The Synodos NF2 project provides a good working example for organization of multiple raw data types within a Data folder. Here are guidelines that this example demonstrates:

Data type is againt the first and most important grouping factor. Create separate folders for separate data types—for example, an RNA-seq folder that will have .fastq files.
- A metadata schema can be applied at the folder level to describe all files within that folder (and any sub-folders). Since metadata are specific to data types, having the same type within a folder helps keep metadata valid and consistent.
For each data type, it is possible to group data in whatever way makes most sense for the study (e.g. batches). The example above groups RNA-seq data by release year. You may want to apply a different factor, such as by cohort.
Original raw data are separated from processed data.

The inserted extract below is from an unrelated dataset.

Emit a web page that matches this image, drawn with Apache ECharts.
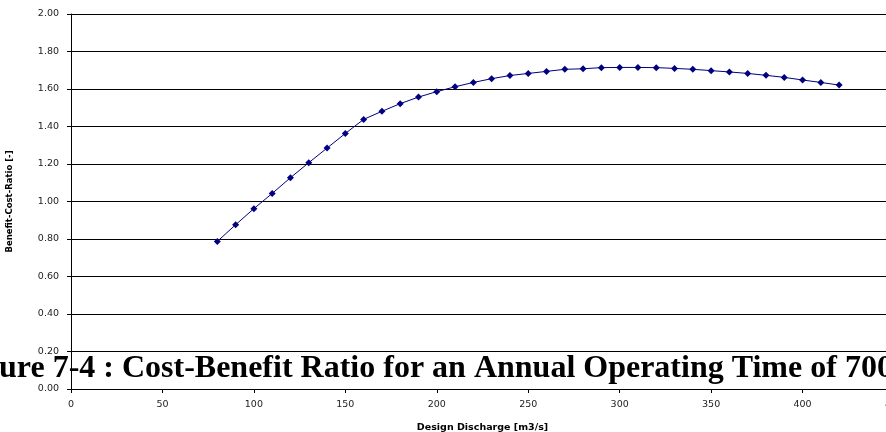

Milestone Reports or Reporting

This folder should house the summary reports that link data files to specific award milestones. Unlike with Raw Data or Data folders, files within the Milestone Reports or Reporting folder usually won’t need further partitioning. This folder is most relevant to funders as opposed to data re-users. Sometimes, reports housed in this folder are generated by the NF data coordination team.

Analysis

This folder can house the protocols, code, and derived results that comprise an analysis performed on raw data.

In addition to the Analysis folder, each project has its own Docker Registry to store and distribute analysis code. To make analysis code more reproducible, Docker images include both the code and the software dependencies and configurations needed to run the analysis. See Synapse Docker Registry for more information and instructions.